Ay Piramidi’nden, aradaki yerleşim ve Güneş Piramidi’nin görünüşü - Güneş Piramidi

Alttan çıkanları, dolgu kerpiç tuğlalar boşaltıldıktan sonra ortaya çıkan o hala orijinal boyaları ve renkleri ile durmakta olan freskleri, hem de kerpiç sıva ile yapılmış olan o ince detaylı freskleri, o her biri aynıymış gibi görünürken aslında her biri yapan sanatçının ruh halini canlandıran birbirinden farklı freskleri… Bunların hepsini tek tek incelemek… Bir tarihin beni bu kadar etkilediğini hatırlamadığımı söyleyebilirim.

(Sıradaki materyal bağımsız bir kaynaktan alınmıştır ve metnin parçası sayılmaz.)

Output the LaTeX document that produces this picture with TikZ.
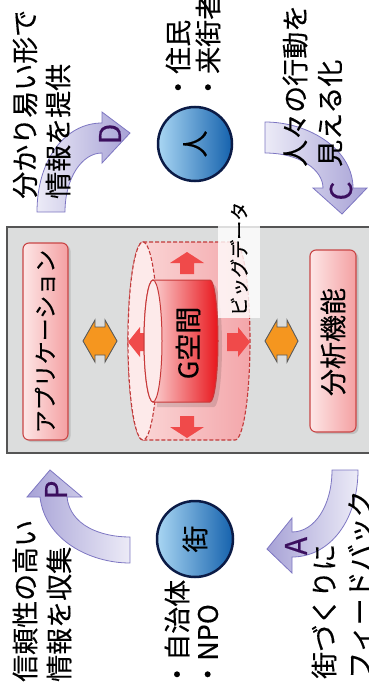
\documentclass[tikz,border=0pt]{standalone}
\usepackage{fontspec}
\newfontfamily\jp[FakeBold=0.3]{Noto Sans CJK JP}
\usetikzlibrary{shadows}
\definecolor{boxred}{HTML}{C94545}
\definecolor{boxlight}{HTML}{FDE6E6}
\definecolor{boxdark}{HTML}{F4A0A2}
\definecolor{arrborder}{HTML}{7D76C2}
\definecolor{arrlight}{HTML}{ECEBF7}
\definecolor{arrdark}{HTML}{A7A2D6}
\definecolor{letterc}{HTML}{3B0F5E}
\definecolor{navyc}{HTML}{0B1B46}
\definecolor{bluel}{HTML}{A9D6F3}
\definecolor{blued}{HTML}{1562AD}
\definecolor{orangec}{HTML}{F5961F}
\definecolor{graydark}{HTML}{5B5B5B}
\definecolor{redarrc}{HTML}{F04A4A}
\definecolor{platform}{HTML}{DCDDDD}
\definecolor{platborder}{HTML}{555555}
\definecolor{cylborder}{HTML}{C23A3A}
\definecolor{cyla}{HTML}{FBDADA}
\definecolor{cylb}{HTML}{F3A6AA}
\definecolor{cylell}{HTML}{FDEAEA}
\definecolor{innerb}{HTML}{C83A3A}
\definecolor{innera}{HTML}{FDE6E6}
\definecolor{innerc}{HTML}{E8161C}
\begin{document}
\begin{tikzpicture}[x=1pt,y=-1pt,
  vt/.style={rotate=90, anchor=west, inner sep=0pt, font=\jp\fontsize{27}{30}\selectfont, text=black},
  vc/.style={rotate=90, inner sep=0pt, font=\jp\fontsize{27}{30}\selectfont, text=black},
  pbox/.style={draw=boxred, line width=1.1pt, rounded corners=6pt, left color=boxlight, right color=boxdark, inner sep=0pt,
    drop shadow={shadow xshift=2.5pt, shadow yshift=-2pt, opacity=0.3}},
  cyclearrow/.style={draw=arrborder, line width=0.8pt, line join=miter},
  letter/.style={rotate=90, inner sep=0pt, font=\jp\fontsize{30}{32}\selectfont, text=letterc},
  person/.style={circle, draw=navyc, line width=2.5pt, left color=bluel, right color=blued, minimum size=74pt, inner sep=0pt},
  dbl/.style={fill=orangec, draw=graydark, line width=0.9pt, line join=miter},
  redblock/.style={fill=redarrc, draw=none},
  cyldash/.style={draw=cylborder, dash pattern=on 4pt off 2pt, line width=1.1pt}
]
\useasboundingbox (0,0) rectangle (369,688);

% platform
\draw[fill=platform, draw=platborder, line width=1.2pt] (7,227) rectangle (385,453);

% side boxes
\node[pbox, minimum width=45pt, minimum height=197pt] (app) at (45.5,341.5) {};
\node[vc, font=\jp\fontsize{23}{25}\selectfont] (apptext) at (45,341.5) {アプリケーション};
\node[pbox, minimum width=46pt, minimum height=182pt] (ana) at (333,341) {};
\node[vc] (anatext) at (333,342) {分析機能};

% orange double arrows
\draw[dbl] (83,341) -- (95,320) -- (95,327) -- (105,327) -- (105,320) -- (117,341)
  -- (105,362) -- (105,355) -- (95,355) -- (95,362) -- cycle;
\draw[dbl] (265,341) -- (277,320) -- (277,327) -- (287,327) -- (287,320) -- (298,341)
  -- (287,362) -- (287,355) -- (277,355) -- (277,362) -- cycle;

% outer cylinder
\path[cyldash, left color=cyla, right color=cylb] (143,242) -- (235,242)
  arc[start angle=-90, end angle=90, x radius=15, y radius=99] -- (143,440)
  arc[start angle=90, end angle=270, x radius=15, y radius=99] -- cycle;
\draw[cyldash, fill=cylell] (143,341) ellipse [x radius=15, y radius=99];

% red block arrows
\fill[redblock] (187,252) -- (204,263) -- (194,263) -- (194,274) -- (180,274) -- (180,263) -- (170,263) -- cycle;
\fill[redblock] (187,438) -- (204,427) -- (194,427) -- (194,416) -- (180,416) -- (180,427) -- (170,427) -- cycle;
\fill[redblock] (128,342) -- (140,327) -- (140,333) -- (151,333) -- (151,351) -- (140,351) -- (140,357) -- cycle;
\fill[redblock] (250,342) -- (238,327) -- (238,333) -- (227,333) -- (227,351) -- (238,351) -- (238,357) -- cycle;

% inner cylinder
\fill[black, opacity=0.12] (157,285) -- (214,285)
  arc[start angle=-90, end angle=90, x radius=8, y radius=61] -- (157,407) -- cycle;
\path[draw=innerb, line width=1pt, left color=innera, right color=innerc] (153,280) -- (210,280)
  arc[start angle=-90, end angle=90, x radius=8, y radius=61] -- (153,402)
  arc[start angle=90, end angle=270, x radius=9, y radius=61] -- cycle;
\draw[draw=innerb, line width=1pt, fill=cylell] (153,341) ellipse [x radius=9, y radius=61];
\node[vc] (gspace) at (188,343) {G空間};

% big data label
\node[fill=white, fill opacity=0.8, inner sep=0pt, minimum width=42pt, minimum height=98pt] (bdbox) at (239,269) {};
\node[vt, font=\jp\fontsize{19}{21}\selectfont] (bigdata) at (239,316) {ビッグデータ};

% cycle arrows
\path[cyclearrow, left color=arrlight, right color=arrdark]
  (37,212) .. controls (37,160) and (65,123) .. (102,123) -- (102,112) -- (130,133) -- (102,163)
  -- (102,153) .. controls (82,153) and (65,178) .. (65,212) -- cycle;
\path[cyclearrow, left color=arrlight, right color=arrdark]
  (265,122) .. controls (310,122) and (353,150) .. (353,188) -- (367,188) -- (342,214) -- (313,188)
  -- (323,188) .. controls (323,170) and (300,153) .. (265,153) -- cycle;
\path[cyclearrow, left color=arrdark, right color=arrlight]
  (40,497) .. controls (45,540) and (90,563) .. (130,563) -- (130,537)
  .. controls (100,537) and (70,525) .. (67,497) -- (82,497) -- (50,470) -- (27,497) -- cycle;
\path[cyclearrow, left color=arrdark, right color=arrlight]
  (358,470) .. controls (358,520) and (330,557) .. (292,557) -- (292,573) -- (267,549) -- (292,518)
  -- (292,532) .. controls (315,532) and (332,505) .. (332,470) -- cycle;
\node[letter] (lD) at (110,134) {D};
\node[letter] (lC) at (341,191) {C};
\node[letter] (lP) at (56,490) {P};
\node[letter] (lA) at (296,546) {A};

% persons
\node[person] (hito) at (195,144) {};
\node[vc] (hitotext) at (195,144) {人};
\node[person, minimum size=76pt] (machi) at (195,539) {};
\node[vc] (machitext) at (195,539) {街};

% texts
\node[vt] (t1) at (25,199) {分かり易い形で};
\node[vt] (t2) at (58,199) {情報を提供};
\node[vt] (t3) at (178,101) {・住民};
\node[vt] (t4) at (208,101) {・来街者};
\node[vt] (t5) at (295,167) {人々の行動を};
\node[vt] (t6) at (330,167) {見える化};
\node[vt] (t7) at (25,682) {信頼性の高い};
\node[vt] (t8) at (59,682) {情報を収集};
\node[vt] (t9) at (177,688) {・自治体};
\node[vt] (t10) at (208,688) {・NPO};
\node[vt] (t11) at (324,679) {街づくりに};
\node[vt] (t12) at (360,679) {フィードバック};
\end{tikzpicture}
\end{document}
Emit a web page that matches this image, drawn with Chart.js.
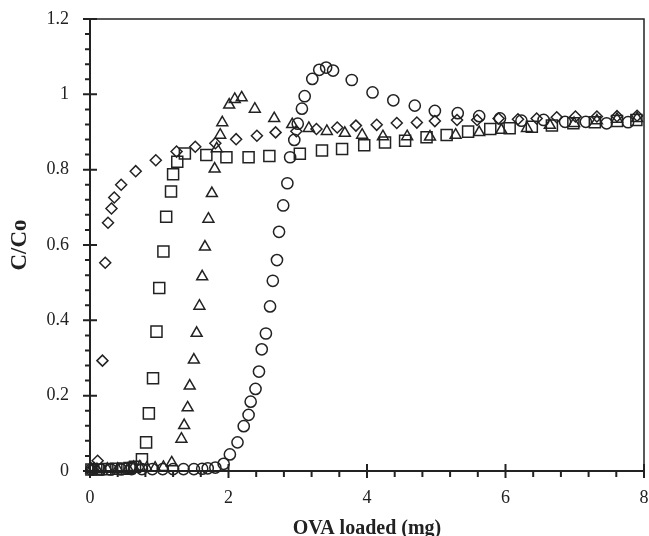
<!DOCTYPE html>
<html>
<head>
<meta charset="utf-8">
<script src="https://cdn.jsdelivr.net/npm/chart.js@4"></script>
<style>
  html, body { margin: 0; padding: 0; background: #fff; }
  #wrap { width: 649px; height: 536px; }
</style>
</head>
<body>
<div id="wrap"><canvas id="chart"></canvas></div>
<script>
// diamonds
const diamondX = [0.02, 0.06, 0.11, 0.18, 0.22, 0.26, 0.31, 0.35, 0.45, 0.66, 0.95, 1.25, 1.52, 1.81, 2.11, 2.41, 2.68, 2.98, 3.27, 3.57, 3.84, 4.14, 4.43, 4.72, 4.98, 5.30, 5.59, 5.90, 6.18, 6.45, 6.74, 7.01, 7.32, 7.61, 7.90];
const diamondY = [0.005, 0.008, 0.027, 0.293, 0.553, 0.659, 0.697, 0.726, 0.760, 0.796, 0.825, 0.848, 0.861, 0.870, 0.881, 0.890, 0.899, 0.902, 0.908, 0.912, 0.917, 0.919, 0.924, 0.925, 0.929, 0.932, 0.932, 0.936, 0.934, 0.936, 0.939, 0.941, 0.941, 0.942, 0.943];

// squares
const squareX = [0.02, 0.12, 0.25, 0.38, 0.48, 0.57, 0.65, 0.75, 0.81, 0.85, 0.91, 0.96, 1.00, 1.06, 1.10, 1.17, 1.20, 1.26, 1.37, 1.68, 1.97, 2.29, 2.59, 3.03, 3.35, 3.64, 3.96, 4.26, 4.55, 4.86, 5.15, 5.46, 5.78, 6.06, 6.38, 6.67, 6.98, 7.29, 7.61, 7.89];
const squareY = [0.004, 0.004, 0.005, 0.006, 0.006, 0.008, 0.011, 0.031, 0.076, 0.153, 0.246, 0.370, 0.486, 0.583, 0.675, 0.742, 0.788, 0.821, 0.843, 0.839, 0.833, 0.833, 0.836, 0.842, 0.851, 0.855, 0.865, 0.872, 0.877, 0.886, 0.892, 0.901, 0.908, 0.910, 0.914, 0.917, 0.923, 0.926, 0.929, 0.932];

// triangles
const triangleX = [0.02, 0.10, 0.25, 0.40, 0.55, 0.63, 0.72, 0.82, 0.94, 1.06, 1.18, 1.32, 1.36, 1.41, 1.44, 1.50, 1.54, 1.58, 1.62, 1.66, 1.71, 1.76, 1.80, 1.83, 1.88, 1.91, 2.01, 2.09, 2.19, 2.38, 2.66, 2.92, 3.16, 3.42, 3.68, 3.93, 4.23, 4.58, 4.91, 5.28, 5.62, 5.94, 6.31, 6.64, 6.99, 7.32, 7.61, 7.90];
const triangleY = [0.004, 0.004, 0.005, 0.005, 0.006, 0.010, 0.011, 0.008, 0.008, 0.010, 0.022, 0.085, 0.121, 0.168, 0.226, 0.295, 0.366, 0.438, 0.516, 0.595, 0.669, 0.737, 0.802, 0.856, 0.892, 0.925, 0.972, 0.987, 0.991, 0.961, 0.936, 0.920, 0.910, 0.902, 0.897, 0.892, 0.888, 0.888, 0.887, 0.892, 0.899, 0.905, 0.910, 0.918, 0.923, 0.930, 0.934, 0.936];

// circles
const circleX = [0.02, 0.15, 0.30, 0.45, 0.60, 0.75, 0.90, 1.05, 1.20, 1.35, 1.50, 1.62, 1.70, 1.81, 1.93, 2.02, 2.13, 2.22, 2.29, 2.32, 2.39, 2.44, 2.48, 2.54, 2.60, 2.64, 2.70, 2.73, 2.79, 2.85, 2.89, 2.95, 3.00, 3.06, 3.10, 3.21, 3.31, 3.41, 3.51, 3.78, 4.08, 4.38, 4.69, 4.98, 5.31, 5.62, 5.92, 6.23, 6.55, 6.86, 7.16, 7.46, 7.77];
const circleY = [0.004, 0.004, 0.004, 0.004, 0.005, 0.005, 0.005, 0.005, 0.005, 0.005, 0.005, 0.006, 0.007, 0.009, 0.019, 0.044, 0.076, 0.119, 0.149, 0.184, 0.218, 0.264, 0.323, 0.365, 0.437, 0.505, 0.560, 0.635, 0.705, 0.764, 0.833, 0.879, 0.922, 0.962, 0.995, 1.041, 1.065, 1.071, 1.063, 1.038, 1.005, 0.984, 0.970, 0.956, 0.950, 0.942, 0.936, 0.930, 0.932, 0.927, 0.927, 0.923, 0.926];

const xTicks = [0, 2, 4, 6, 8];
const yTicks = [0, 0.2, 0.4, 0.6, 0.8, 1, 1.2];

const ink = '#222';
const serif = "'Liberation Serif', 'Times New Roman', serif";

function pts(xs, ys) {
  return xs.map((x, i) => ({ x: x, y: ys[i] }));
}

function series(label, xs, ys, style, radius) {
  return {
    label: label,
    data: pts(xs, ys),
    pointStyle: style,
    pointRadius: radius,
    pointBorderWidth: 1.5,
    borderColor: ink,
    backgroundColor: 'rgba(0,0,0,0)',
    showLine: false,
    clip: false
  };
}

// frame + tick marks (major cross the axis, minor outside)
const axesFrame = {
  id: 'axesFrame',
  beforeDatasetsDraw(chart) {
    const { ctx, chartArea: a, scales: { x, y } } = chart;
    ctx.save();
    ctx.strokeStyle = ink;
    ctx.lineWidth = 1.5;
    ctx.strokeRect(a.left, a.top, a.right - a.left, a.bottom - a.top);
    ctx.lineWidth = 2;
    ctx.beginPath();
    ctx.moveTo(a.left, a.top);
    ctx.lineTo(a.left, a.bottom);
    ctx.lineTo(a.right, a.bottom);
    for (let i = 0; i <= 20; i++) {
      const px = x.getPixelForValue(i * 0.4);
      if (i % 5 === 0) {
        ctx.moveTo(px, a.bottom - 7);
        ctx.lineTo(px, a.bottom + 7);
      } else {
        ctx.moveTo(px, a.bottom);
        ctx.lineTo(px, a.bottom + 6);
      }
    }
    for (let i = 0; i <= 30; i++) {
      const py = y.getPixelForValue(i * 0.04);
      if (i % 5 === 0) {
        ctx.moveTo(a.left - 7, py);
        ctx.lineTo(a.left + 7, py);
      } else {
        ctx.moveTo(a.left - 5, py);
        ctx.lineTo(a.left, py);
      }
    }
    ctx.stroke();
    ctx.restore();
  }
};

// invisible tick marks just give the labels their distance from the axis
function hiddenGrid(len) {
  return { display: true, drawOnChartArea: false, drawTicks: true, tickLength: len, color: 'rgba(0,0,0,0)' };
}

const ctx = document.getElementById('chart').getContext('2d');
const chart = new Chart(ctx, {
  type: 'scatter',
  data: {
    datasets: [
      series('Diamonds', diamondX, diamondY, 'rectRot', 5.5),
      series('Squares', squareX, squareY, 'rect', 7.8),
      series('Triangles', triangleX, triangleY, 'triangle', 6.3),
      series('Circles', circleX, circleY, 'circle', 5.6)
    ]
  },
  options: {
    responsive: true,
    maintainAspectRatio: false,
    animation: false,
    layout: { autoPadding: false, padding: { top: 19, right: 5, left: 0, bottom: 0 } },
    plugins: {
      legend: { display: false },
      tooltip: { enabled: false }
    },
    scales: {
      x: {
        type: 'linear',
        min: 0,
        max: 8,
        afterFit: s => { s.height = 65; },
        afterBuildTicks: s => { s.ticks = xTicks.map(v => ({ value: v })); },
        grid: hiddenGrid(16),
        border: { display: false },
        ticks: {
          padding: 0,
          color: ink,
          font: { family: serif, size: 18 },
          maxRotation: 0,
          callback: v => String(v)
        },
        title: {
          display: true,
          text: 'OVA loaded (mg)',
          color: ink,
          padding: 0,
          font: { family: serif, size: 20, weight: 'bold', lineHeight: 0.75 }
        }
      },
      y: {
        type: 'linear',
        min: 0,
        max: 1.2,
        afterFit: s => { s.width = 90; },
        afterBuildTicks: s => { s.ticks = yTicks.map(v => ({ value: v })); },
        grid: hiddenGrid(21),
        border: { display: false },
        ticks: {
          padding: 0,
          color: ink,
          font: { family: serif, size: 18 },
          callback: v => String(+v.toFixed(1))
        },
        title: {
          display: true,
          text: 'C/Co',
          color: ink,
          padding: { top: 6, bottom: 0 },
          font: { family: serif, size: 23, weight: 'bold' }
        }
      }
    }
  },
  plugins: [axesFrame]
});
</script>
</body>
</html>
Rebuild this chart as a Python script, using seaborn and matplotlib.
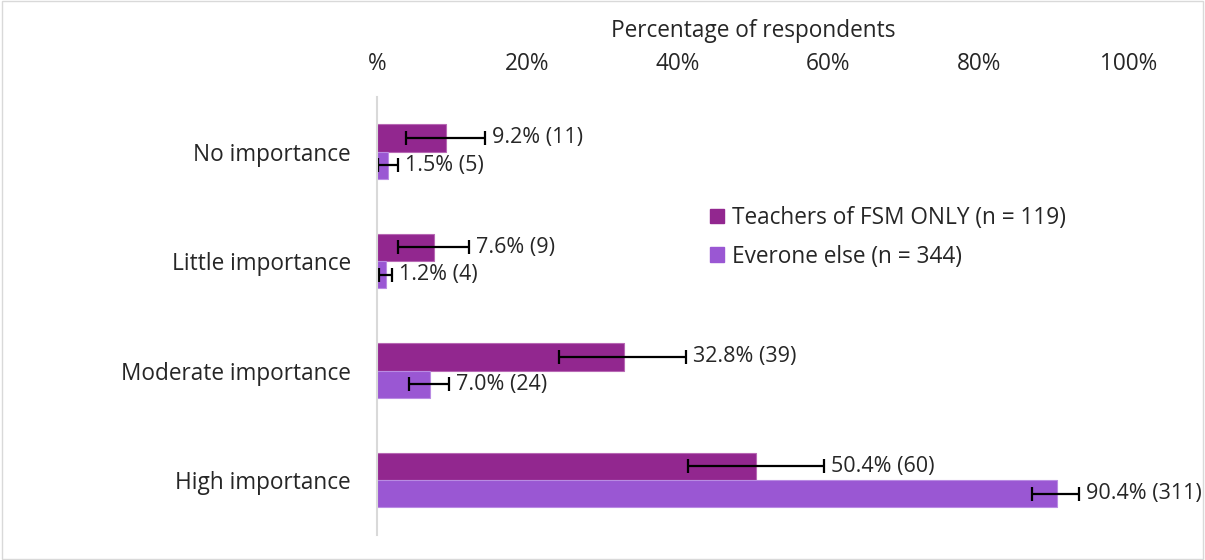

Ay Piramidi’nde ilk tapınağın olduğu kattan açılmış bir bölüm - İkinci ve üçüncü tapınak katları. Hemen üzerinde dördüncü tapınağın sınırları


Eski tapınaklara ulaşabilmek için boşaltılan adobe’lerden (kerpiç tuğlalar) bazıları… Üzerindeki işaretler, dolguya katkı sağlamak isteyen ‘hayırsever’ zenginlerin işaretleriymiş - Büyük salonda ortaya çıkan muazzam bir fresk. Tüm renkler orijinal

Peru’ya gidenlerin çok azı bu olağandışı eserleri görebiliyorlar, maalesef. Ülkenin kuzeyinde ve dolayısıyla sapa kalan bu tapınakları görememiş olmak, büyük bir kayıp.

Trujillo’dan ayrıldığım gün ziyaret ettiğim Güneş ve Ay Piramitleri’nden sonra Lima’ya gündüz makul bir saatte girebilmem mümkün değildi. O nedenle, arada, Lima’ya yakın bir kentte, yaklaşık 200km mesafedeki Barranca’da kaldım. Ertesi gün, 4 Mayıs sabahı erkenden kalkıp, Lima’ya yollandım. 5 Mayıs akşamüzeri Buket İstanbul’dan gelecek. Hem Lando’yu, hem de kendimi bu güzel buluşmaya hazırlamam lâzım. Lima’nın nezih ve sakin bir semtinde, güzel bir butik otelde yer ayırtmıştım. Bekliyoruz!

Peru’nun ilk bölümü böylece sona erdi. Lima ve sonrasında buluşmak ümidiyle, hoşça kalın.